С другой стороны, несмотря на индустриализацию (и даже информатизацию), русская культура, российский образ жизни по своей природе остались глубоко сельскохозяйственными. Это проявляется не только в традиционных катастрофах и принятии стратегических решений в августе, не только в осеннем всплеске свадеб даже у потомственных горожан.

Крестьянин, подчиняясь естественной смене времен года, привыкает уже хотя бы в силу только этого к "внешнему управлению" - и весьма естественно переходит от подчинения внешним природным силам к подчинению столь же внешним для него силам общественным (и даже иностранным).
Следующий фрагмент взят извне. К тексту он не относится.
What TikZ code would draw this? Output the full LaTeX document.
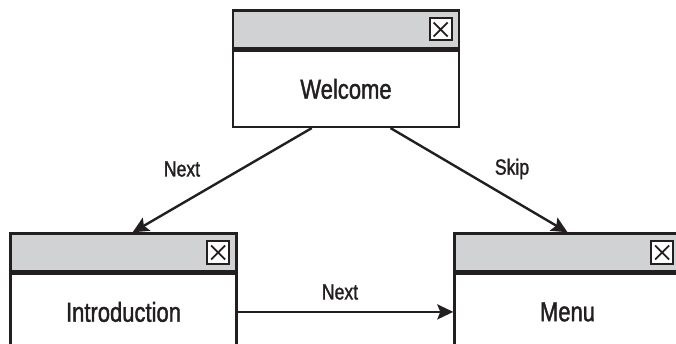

Однако главное проявление сельского характера русской культуры - авральный, крайне неравномерный характер как труда, так и всей жизни в целом. Крестьянин привык, что периоды исключительно интенсивной работы (на посевной и особенно на уборке урожая, когда один день год кормит) перемежаются с длительным зимним периодом хронического безделья.

В результате добросовестное планирование в нашей стране на любом уровне вынуждено учитывать, что трудовой цикл начинается с длительного периода раскачки, за которым следует нормальная работа в охотку, сменяющаяся диким авралом.

В ходе последнего могут быть значительно перевыполнены первоначальные задания и достигнуты непредставимые ранее высоты как производства, так даже и человеческого духа. С другой стороны, в результате неизбежно хаотического аврала легко может быть разрушено все, что только можно разрушить, - от технологического оборудования до человеческих отношений и даже жизней.

* * *

Однако внятный учет этой и других особенностей русской культуры, каким бы сложным он ни был, позволяет, как многократно показывала практика, добиваться непредставимых для иных культур поистине фантастических результатов.

Добьемся их и мы - в уже обозримом будущем.

Если, конечно, от усталости и отчаяния не согласимся на вбиваемые нам в голову нашими конкурентами убийственные идеи самооскопления по этническому, национальному или религиозному принципу.